You're using "information" in a highly colloquial manner here. It's when one gets into the specifics of these different examples, one cannot simply equate information in these different instances. To do so is again equivocating.
People use analogies like language or computer code when talking about DNA because they are trying to make the concept relatable. This doesn't mean that DNA is an actual language or computer program.
It not just any information, it is absolutely a hierarchical digital information system, an entirely objective and definitive phenomena. It is not merely an 'analogy' and Dawkins goes out of his way to make this point below- not saying he is the ultimate authority, but obviously not 'batting for ID'
As he fleshes out- it is a true code, because there is a code convention- i,e, it's not the characters in the code that directly produce the result, they represent actual information which is copied and interpreted for a specific result.
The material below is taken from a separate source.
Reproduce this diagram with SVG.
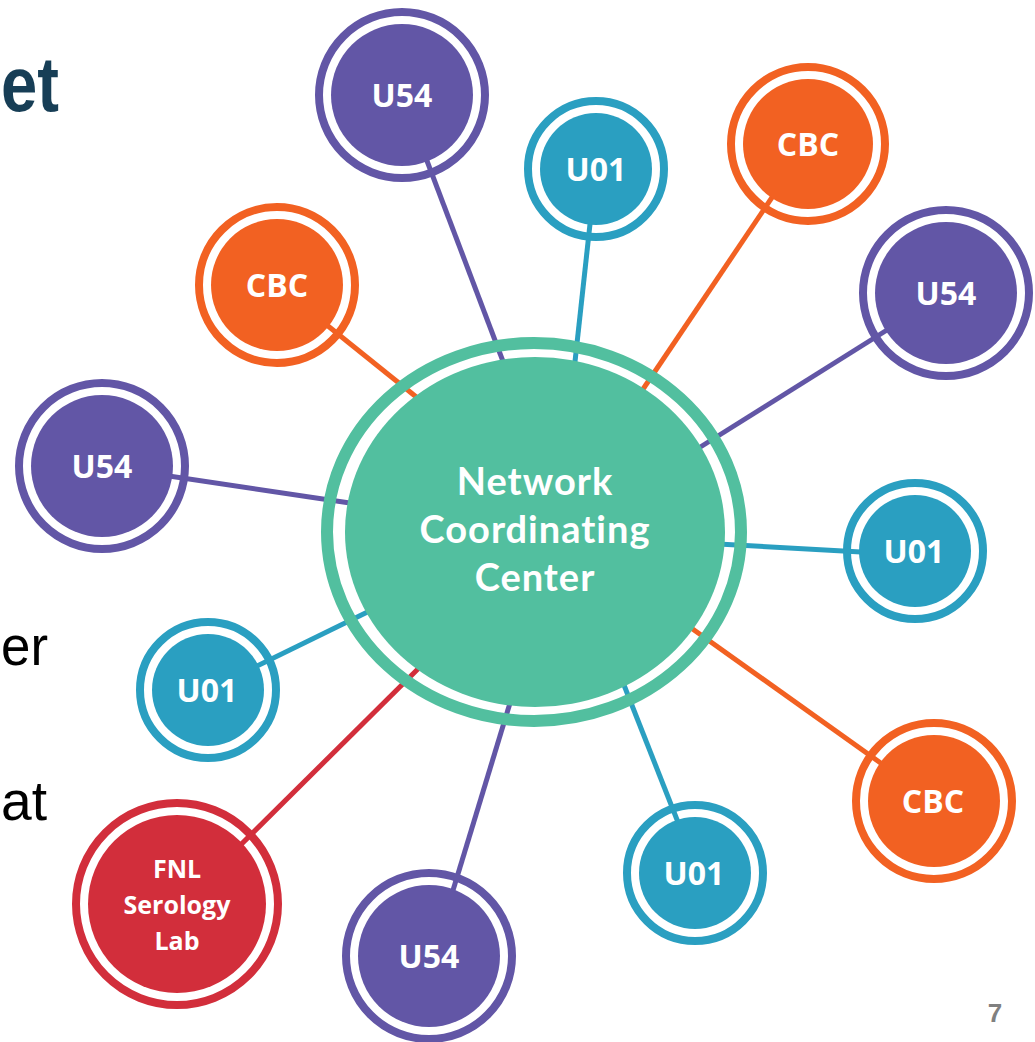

As a book is interpreted by a common code convention that the author and the reader share- it's not the 'ink on the page' that actually tells the story, but the information it describes- do you see the distinction?
"After Watson and Crick, we know that genes themselves, within their minute internal structure, are long strings of pure digital information. What is more, they are truly digital, in the full and strong sense of computers and compact disks, not in the weak sense of the nervous system. The genetic code is not a binary code as in computers, nor an eight-level code as in some telephone systems, but a quaternary code, with four symbols. The machine code of the genes is uncannily computerlike. Apart from differences in jargon, the pages of a molecular-biology journal might be interchanged with those of a computer-engineering journal. . . .
Our genetic system, which is the universal system of all life on the planet, is digital to the core. With word-for-word accuracy, you could encode the whole of the New Testament in those parts of the human genome that are at present filled with “junk” DNA – that is, DNA not used, at least in the ordinary way, by the body. Every cell in your body contains the equivalent of forty-six immense data tapes, reeling off digital characters via numerous reading heads working simultaneously. In every cell, these tapes – the chromosomes – contain the same information, but the reading heads in different kinds of cells seek out different parts of the database for their own specialist purposes. . . .
Genes are pure information – information that can be encoded, recoded and decoded, without any degradation or change of meaning. Pure information can be copied and, since it is digital information, the fidelity of the copying can be immense. DNA characters are copied with an accuracy that rivals anything modern engineers can do."